WHAT TO PRODUCE »
The required output is the block of lines from the line with "Reproduce this diagram with TikZ." to the line with "(g0tip) at (-0.11,-0.08);", endpoints included and pictures omitted.

* START *

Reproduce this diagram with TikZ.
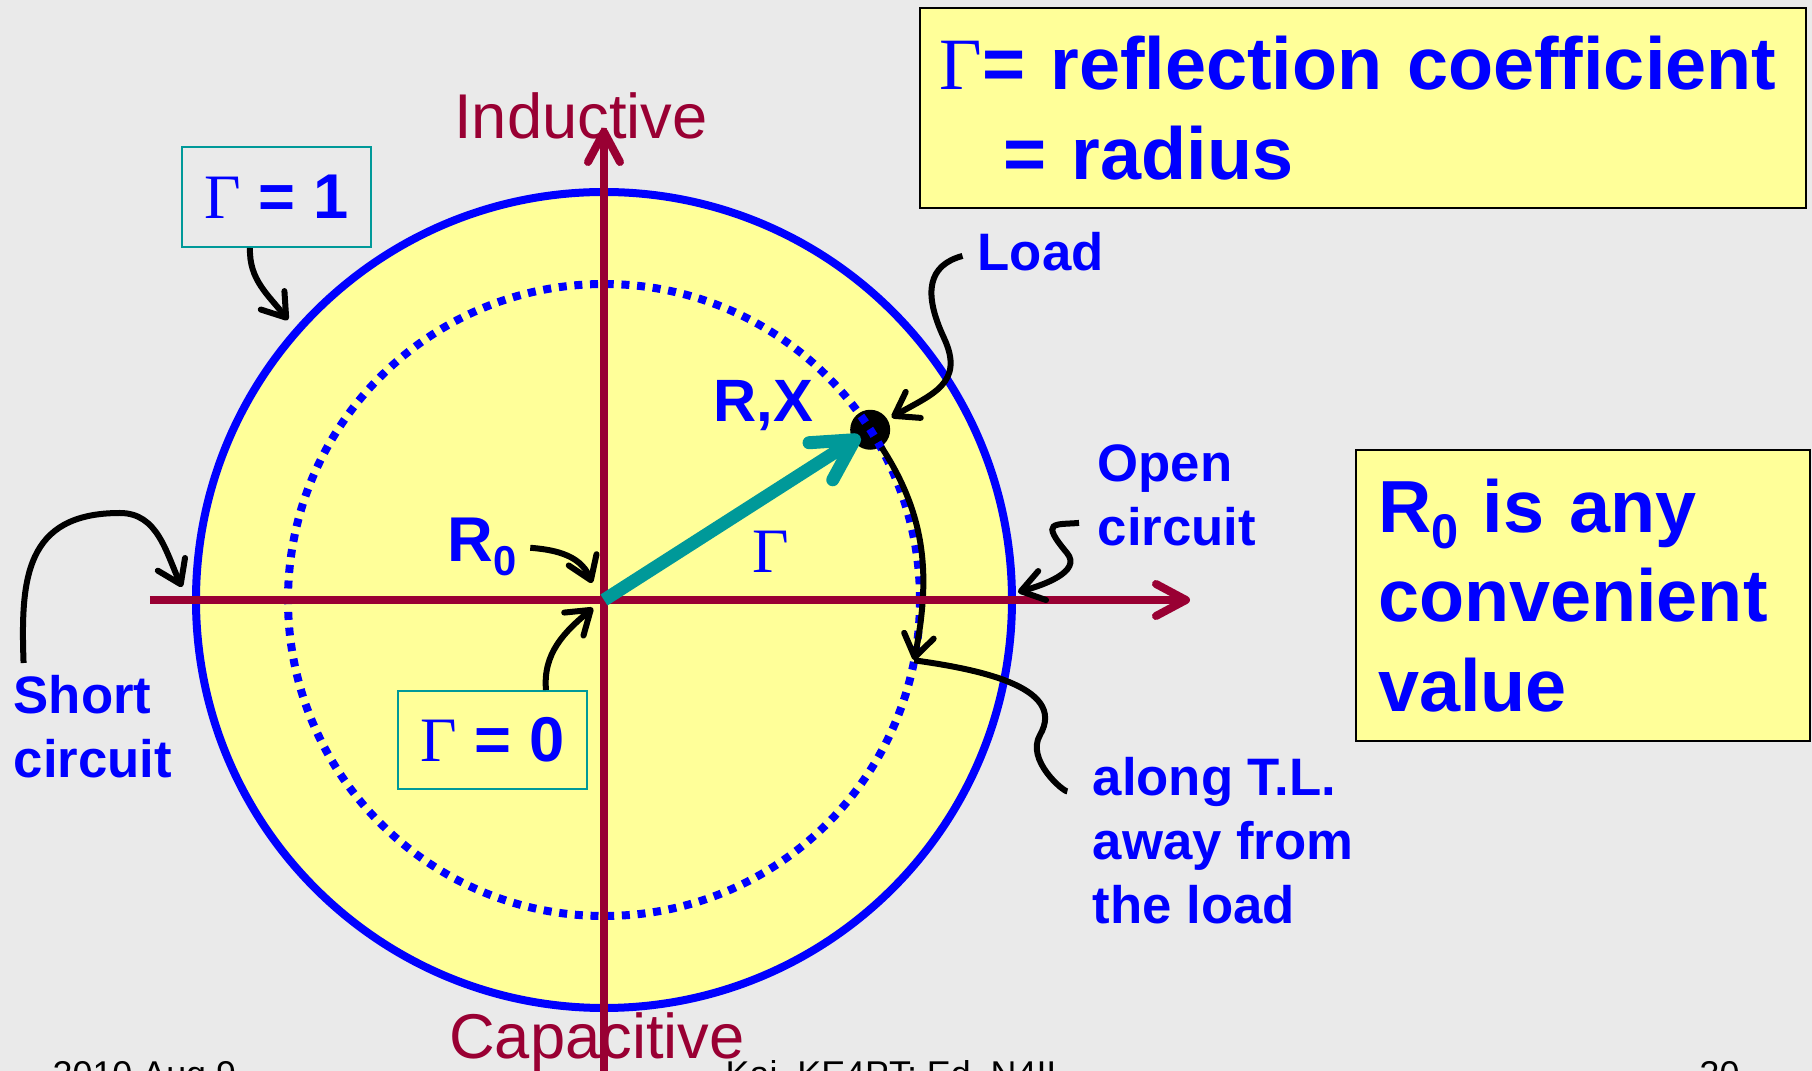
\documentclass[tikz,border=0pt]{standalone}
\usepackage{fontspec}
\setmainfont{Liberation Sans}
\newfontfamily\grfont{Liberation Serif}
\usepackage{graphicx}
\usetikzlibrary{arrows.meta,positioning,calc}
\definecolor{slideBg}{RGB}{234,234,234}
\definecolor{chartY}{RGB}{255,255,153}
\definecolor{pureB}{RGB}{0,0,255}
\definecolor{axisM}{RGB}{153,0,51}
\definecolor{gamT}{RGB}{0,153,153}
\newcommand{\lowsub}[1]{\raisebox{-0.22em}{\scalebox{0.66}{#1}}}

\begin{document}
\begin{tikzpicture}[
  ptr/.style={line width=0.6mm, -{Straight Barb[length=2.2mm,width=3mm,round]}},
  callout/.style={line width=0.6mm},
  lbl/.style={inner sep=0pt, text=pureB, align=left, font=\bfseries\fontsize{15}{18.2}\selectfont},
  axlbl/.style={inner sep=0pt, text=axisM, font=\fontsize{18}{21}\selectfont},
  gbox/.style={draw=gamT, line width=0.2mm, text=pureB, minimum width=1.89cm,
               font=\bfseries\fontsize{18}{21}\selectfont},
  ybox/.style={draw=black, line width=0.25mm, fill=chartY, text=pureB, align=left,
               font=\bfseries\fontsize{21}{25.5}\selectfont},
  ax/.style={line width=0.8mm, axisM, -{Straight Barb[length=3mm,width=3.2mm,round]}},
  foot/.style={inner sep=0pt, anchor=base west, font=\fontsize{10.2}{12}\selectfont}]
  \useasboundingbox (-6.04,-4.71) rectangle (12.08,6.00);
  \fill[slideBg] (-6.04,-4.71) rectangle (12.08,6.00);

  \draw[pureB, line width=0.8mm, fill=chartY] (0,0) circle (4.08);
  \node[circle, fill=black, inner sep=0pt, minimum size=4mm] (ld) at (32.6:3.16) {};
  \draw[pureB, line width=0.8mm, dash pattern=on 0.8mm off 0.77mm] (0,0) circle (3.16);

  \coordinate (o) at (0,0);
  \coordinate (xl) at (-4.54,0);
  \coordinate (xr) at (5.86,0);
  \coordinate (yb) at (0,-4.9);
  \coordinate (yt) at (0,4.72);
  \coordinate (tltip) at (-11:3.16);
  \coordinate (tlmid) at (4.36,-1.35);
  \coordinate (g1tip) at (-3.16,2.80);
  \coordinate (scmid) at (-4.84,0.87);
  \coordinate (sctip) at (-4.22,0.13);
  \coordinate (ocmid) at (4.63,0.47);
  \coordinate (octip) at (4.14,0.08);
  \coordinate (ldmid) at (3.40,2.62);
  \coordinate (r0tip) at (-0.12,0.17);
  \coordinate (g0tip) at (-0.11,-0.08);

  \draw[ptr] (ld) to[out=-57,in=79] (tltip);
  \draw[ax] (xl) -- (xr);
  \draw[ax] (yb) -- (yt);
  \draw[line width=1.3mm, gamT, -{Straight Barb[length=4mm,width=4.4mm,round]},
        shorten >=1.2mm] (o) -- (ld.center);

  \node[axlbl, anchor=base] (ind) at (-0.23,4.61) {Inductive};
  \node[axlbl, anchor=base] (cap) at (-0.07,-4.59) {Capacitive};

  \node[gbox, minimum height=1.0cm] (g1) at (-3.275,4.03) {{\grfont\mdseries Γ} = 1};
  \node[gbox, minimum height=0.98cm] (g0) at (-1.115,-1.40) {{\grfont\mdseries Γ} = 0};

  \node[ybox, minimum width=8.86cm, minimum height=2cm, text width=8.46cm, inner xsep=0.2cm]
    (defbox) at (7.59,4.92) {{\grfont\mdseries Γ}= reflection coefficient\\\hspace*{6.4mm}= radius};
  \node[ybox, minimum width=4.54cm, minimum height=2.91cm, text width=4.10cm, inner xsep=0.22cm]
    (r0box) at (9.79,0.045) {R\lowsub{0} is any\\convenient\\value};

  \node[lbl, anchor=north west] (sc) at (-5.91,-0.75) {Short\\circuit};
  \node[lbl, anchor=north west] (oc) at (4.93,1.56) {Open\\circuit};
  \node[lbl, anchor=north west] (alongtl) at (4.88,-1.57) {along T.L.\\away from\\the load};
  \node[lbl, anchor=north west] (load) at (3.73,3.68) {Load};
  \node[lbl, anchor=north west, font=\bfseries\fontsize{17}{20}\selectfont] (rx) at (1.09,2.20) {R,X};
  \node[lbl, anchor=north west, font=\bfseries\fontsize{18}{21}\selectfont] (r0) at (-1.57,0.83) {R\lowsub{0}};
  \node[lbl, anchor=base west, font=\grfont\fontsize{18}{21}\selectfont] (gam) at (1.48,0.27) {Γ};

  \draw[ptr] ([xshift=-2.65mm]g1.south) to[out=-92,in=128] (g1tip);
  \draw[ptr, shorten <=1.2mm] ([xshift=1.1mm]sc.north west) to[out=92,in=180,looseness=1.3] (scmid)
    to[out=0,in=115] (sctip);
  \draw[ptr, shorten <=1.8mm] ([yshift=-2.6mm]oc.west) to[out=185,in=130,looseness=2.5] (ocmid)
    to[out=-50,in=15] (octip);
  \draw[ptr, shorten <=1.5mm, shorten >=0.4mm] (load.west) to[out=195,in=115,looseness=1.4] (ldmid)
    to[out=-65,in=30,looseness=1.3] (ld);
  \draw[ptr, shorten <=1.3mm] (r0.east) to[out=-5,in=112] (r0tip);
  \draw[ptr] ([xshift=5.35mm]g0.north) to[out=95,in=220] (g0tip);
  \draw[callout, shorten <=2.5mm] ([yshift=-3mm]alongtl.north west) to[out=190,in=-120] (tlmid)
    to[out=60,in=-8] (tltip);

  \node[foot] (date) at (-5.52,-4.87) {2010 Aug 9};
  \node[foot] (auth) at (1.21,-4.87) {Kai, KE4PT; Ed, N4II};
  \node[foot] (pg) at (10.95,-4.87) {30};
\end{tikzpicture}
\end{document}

* END *
* START *

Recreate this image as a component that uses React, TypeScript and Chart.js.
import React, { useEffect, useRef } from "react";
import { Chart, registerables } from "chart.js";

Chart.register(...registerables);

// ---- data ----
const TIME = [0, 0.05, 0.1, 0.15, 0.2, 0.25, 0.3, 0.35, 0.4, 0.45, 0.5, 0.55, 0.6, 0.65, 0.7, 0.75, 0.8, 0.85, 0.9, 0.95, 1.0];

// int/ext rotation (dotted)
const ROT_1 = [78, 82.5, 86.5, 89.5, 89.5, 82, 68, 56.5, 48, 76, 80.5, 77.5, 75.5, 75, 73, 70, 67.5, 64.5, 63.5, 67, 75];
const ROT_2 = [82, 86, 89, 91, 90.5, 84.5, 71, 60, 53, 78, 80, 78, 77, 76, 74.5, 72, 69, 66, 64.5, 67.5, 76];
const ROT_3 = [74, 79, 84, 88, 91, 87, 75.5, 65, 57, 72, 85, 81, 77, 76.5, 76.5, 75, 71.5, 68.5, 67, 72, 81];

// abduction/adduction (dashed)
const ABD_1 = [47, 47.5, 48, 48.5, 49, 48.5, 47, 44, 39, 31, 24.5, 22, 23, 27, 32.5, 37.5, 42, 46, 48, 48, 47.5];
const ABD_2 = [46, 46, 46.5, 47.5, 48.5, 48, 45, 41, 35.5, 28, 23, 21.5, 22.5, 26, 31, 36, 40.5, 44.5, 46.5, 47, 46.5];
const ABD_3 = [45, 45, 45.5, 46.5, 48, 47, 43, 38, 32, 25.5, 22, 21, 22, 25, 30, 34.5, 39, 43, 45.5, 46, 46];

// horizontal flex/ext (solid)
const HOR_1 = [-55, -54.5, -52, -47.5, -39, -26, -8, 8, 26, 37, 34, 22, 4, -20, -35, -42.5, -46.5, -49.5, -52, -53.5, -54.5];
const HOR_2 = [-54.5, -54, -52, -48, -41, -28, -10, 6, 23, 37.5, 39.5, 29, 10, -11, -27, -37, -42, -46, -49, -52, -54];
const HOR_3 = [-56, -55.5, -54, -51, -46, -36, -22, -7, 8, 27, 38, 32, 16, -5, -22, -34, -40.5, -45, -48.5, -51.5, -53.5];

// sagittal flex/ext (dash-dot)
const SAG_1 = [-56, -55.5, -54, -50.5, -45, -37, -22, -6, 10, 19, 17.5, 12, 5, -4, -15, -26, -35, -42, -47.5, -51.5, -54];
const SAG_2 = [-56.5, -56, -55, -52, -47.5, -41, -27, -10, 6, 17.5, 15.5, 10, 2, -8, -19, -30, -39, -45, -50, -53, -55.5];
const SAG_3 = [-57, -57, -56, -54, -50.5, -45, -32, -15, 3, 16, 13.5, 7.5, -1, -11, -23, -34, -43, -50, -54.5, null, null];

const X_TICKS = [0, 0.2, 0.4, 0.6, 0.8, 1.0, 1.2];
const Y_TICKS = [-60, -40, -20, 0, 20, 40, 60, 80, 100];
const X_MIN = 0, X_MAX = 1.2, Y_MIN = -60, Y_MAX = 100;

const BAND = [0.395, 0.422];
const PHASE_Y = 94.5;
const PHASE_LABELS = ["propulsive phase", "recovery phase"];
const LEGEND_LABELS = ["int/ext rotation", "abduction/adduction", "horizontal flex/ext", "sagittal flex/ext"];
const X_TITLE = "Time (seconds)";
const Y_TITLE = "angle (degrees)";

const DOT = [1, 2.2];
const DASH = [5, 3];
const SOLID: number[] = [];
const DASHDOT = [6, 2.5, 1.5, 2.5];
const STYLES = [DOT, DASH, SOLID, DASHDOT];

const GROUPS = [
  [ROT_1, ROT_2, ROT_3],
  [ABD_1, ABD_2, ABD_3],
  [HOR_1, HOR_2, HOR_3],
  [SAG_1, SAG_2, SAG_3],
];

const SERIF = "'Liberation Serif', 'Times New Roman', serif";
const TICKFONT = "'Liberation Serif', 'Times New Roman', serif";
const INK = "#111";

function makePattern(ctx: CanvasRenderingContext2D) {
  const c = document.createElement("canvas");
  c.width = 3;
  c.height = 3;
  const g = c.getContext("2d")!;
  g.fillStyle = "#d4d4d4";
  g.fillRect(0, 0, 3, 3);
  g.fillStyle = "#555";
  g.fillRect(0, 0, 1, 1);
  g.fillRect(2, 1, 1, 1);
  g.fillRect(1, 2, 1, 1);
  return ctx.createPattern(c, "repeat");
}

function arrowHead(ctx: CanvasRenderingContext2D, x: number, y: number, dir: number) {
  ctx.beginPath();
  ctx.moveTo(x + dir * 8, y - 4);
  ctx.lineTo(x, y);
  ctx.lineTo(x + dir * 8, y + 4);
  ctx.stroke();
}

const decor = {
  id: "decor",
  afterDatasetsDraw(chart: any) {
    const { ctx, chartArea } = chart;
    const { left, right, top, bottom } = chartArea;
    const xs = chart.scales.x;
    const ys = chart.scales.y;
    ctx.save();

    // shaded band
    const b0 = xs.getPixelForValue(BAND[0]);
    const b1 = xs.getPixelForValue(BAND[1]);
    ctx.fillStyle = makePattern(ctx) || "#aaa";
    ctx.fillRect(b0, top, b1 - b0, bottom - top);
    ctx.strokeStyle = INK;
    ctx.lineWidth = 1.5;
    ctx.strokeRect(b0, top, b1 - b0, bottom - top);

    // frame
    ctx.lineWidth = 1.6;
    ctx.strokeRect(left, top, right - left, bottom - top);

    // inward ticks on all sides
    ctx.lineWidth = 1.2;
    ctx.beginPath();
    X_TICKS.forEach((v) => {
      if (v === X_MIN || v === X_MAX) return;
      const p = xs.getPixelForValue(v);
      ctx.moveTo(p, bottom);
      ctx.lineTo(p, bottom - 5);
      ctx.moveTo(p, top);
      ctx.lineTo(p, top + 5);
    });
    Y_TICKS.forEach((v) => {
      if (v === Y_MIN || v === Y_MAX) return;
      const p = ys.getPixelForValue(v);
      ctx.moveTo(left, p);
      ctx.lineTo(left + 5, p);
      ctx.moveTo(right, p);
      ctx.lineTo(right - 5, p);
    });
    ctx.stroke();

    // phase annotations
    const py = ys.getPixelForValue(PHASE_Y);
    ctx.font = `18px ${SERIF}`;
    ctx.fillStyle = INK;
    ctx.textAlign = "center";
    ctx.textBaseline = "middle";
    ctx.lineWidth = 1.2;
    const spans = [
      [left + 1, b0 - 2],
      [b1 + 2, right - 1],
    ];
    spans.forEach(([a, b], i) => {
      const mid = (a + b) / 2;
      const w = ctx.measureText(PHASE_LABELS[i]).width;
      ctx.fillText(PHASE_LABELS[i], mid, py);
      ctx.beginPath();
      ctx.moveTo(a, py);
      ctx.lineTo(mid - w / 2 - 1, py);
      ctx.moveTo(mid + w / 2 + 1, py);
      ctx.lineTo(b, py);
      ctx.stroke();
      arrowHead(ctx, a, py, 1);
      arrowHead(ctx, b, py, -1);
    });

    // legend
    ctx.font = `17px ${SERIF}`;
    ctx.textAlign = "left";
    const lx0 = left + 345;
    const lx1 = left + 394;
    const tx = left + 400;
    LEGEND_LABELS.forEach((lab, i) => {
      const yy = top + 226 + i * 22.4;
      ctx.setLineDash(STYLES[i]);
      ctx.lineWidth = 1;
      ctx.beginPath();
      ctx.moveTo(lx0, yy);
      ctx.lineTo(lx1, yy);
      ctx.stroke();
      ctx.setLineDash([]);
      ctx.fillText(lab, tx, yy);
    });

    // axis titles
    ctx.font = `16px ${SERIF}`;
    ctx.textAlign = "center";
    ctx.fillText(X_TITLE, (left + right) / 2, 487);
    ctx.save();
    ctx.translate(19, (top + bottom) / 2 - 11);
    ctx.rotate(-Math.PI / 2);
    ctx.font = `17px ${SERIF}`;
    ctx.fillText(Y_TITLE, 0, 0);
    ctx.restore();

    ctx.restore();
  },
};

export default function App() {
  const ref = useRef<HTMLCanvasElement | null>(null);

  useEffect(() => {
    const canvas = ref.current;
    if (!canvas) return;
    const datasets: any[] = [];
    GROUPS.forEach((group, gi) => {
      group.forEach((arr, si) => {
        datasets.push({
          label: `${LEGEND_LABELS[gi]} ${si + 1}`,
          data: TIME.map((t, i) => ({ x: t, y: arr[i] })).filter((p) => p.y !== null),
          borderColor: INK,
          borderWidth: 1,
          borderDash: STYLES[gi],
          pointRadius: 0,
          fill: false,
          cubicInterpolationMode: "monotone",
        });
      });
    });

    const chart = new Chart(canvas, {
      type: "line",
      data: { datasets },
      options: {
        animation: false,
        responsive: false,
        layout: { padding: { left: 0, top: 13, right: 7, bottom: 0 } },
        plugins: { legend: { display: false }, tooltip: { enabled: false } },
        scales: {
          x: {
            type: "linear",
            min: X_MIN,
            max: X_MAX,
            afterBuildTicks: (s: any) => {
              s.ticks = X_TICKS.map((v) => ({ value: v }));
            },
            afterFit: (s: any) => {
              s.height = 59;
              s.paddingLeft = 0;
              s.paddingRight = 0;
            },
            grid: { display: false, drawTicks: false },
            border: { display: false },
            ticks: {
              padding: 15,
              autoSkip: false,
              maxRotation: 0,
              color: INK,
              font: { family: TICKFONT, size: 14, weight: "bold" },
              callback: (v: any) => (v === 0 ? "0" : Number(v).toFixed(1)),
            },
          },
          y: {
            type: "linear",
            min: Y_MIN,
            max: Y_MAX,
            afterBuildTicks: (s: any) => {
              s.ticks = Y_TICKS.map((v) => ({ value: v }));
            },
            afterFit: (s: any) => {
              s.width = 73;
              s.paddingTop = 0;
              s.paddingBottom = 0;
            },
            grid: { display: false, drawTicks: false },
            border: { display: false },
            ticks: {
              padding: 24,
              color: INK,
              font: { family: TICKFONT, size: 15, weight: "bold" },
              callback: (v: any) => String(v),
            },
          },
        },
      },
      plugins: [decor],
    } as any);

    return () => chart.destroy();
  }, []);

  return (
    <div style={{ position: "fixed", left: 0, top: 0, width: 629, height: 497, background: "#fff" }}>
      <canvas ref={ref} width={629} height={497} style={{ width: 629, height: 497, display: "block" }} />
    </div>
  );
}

* END *

ANSWER FOR THE TASK »
Reproduce this diagram with TikZ.
\documentclass[tikz,border=0pt]{standalone}
\usepackage{fontspec}
\setmainfont{Liberation Sans}
\newfontfamily\grfont{Liberation Serif}
\usepackage{graphicx}
\usetikzlibrary{arrows.meta,positioning,calc}
\definecolor{slideBg}{RGB}{234,234,234}
\definecolor{chartY}{RGB}{255,255,153}
\definecolor{pureB}{RGB}{0,0,255}
\definecolor{axisM}{RGB}{153,0,51}
\definecolor{gamT}{RGB}{0,153,153}
\newcommand{\lowsub}[1]{\raisebox{-0.22em}{\scalebox{0.66}{#1}}}

\begin{document}
\begin{tikzpicture}[
  ptr/.style={line width=0.6mm, -{Straight Barb[length=2.2mm,width=3mm,round]}},
  callout/.style={line width=0.6mm},
  lbl/.style={inner sep=0pt, text=pureB, align=left, font=\bfseries\fontsize{15}{18.2}\selectfont},
  axlbl/.style={inner sep=0pt, text=axisM, font=\fontsize{18}{21}\selectfont},
  gbox/.style={draw=gamT, line width=0.2mm, text=pureB, minimum width=1.89cm,
               font=\bfseries\fontsize{18}{21}\selectfont},
  ybox/.style={draw=black, line width=0.25mm, fill=chartY, text=pureB, align=left,
               font=\bfseries\fontsize{21}{25.5}\selectfont},
  ax/.style={line width=0.8mm, axisM, -{Straight Barb[length=3mm,width=3.2mm,round]}},
  foot/.style={inner sep=0pt, anchor=base west, font=\fontsize{10.2}{12}\selectfont}]
  \useasboundingbox (-6.04,-4.71) rectangle (12.08,6.00);
  \fill[slideBg] (-6.04,-4.71) rectangle (12.08,6.00);

  \draw[pureB, line width=0.8mm, fill=chartY] (0,0) circle (4.08);
  \node[circle, fill=black, inner sep=0pt, minimum size=4mm] (ld) at (32.6:3.16) {};
  \draw[pureB, line width=0.8mm, dash pattern=on 0.8mm off 0.77mm] (0,0) circle (3.16);

  \coordinate (o) at (0,0);
  \coordinate (xl) at (-4.54,0);
  \coordinate (xr) at (5.86,0);
  \coordinate (yb) at (0,-4.9);
  \coordinate (yt) at (0,4.72);
  \coordinate (tltip) at (-11:3.16);
  \coordinate (tlmid) at (4.36,-1.35);
  \coordinate (g1tip) at (-3.16,2.80);
  \coordinate (scmid) at (-4.84,0.87);
  \coordinate (sctip) at (-4.22,0.13);
  \coordinate (ocmid) at (4.63,0.47);
  \coordinate (octip) at (4.14,0.08);
  \coordinate (ldmid) at (3.40,2.62);
  \coordinate (r0tip) at (-0.12,0.17);
  \coordinate (g0tip) at (-0.11,-0.08);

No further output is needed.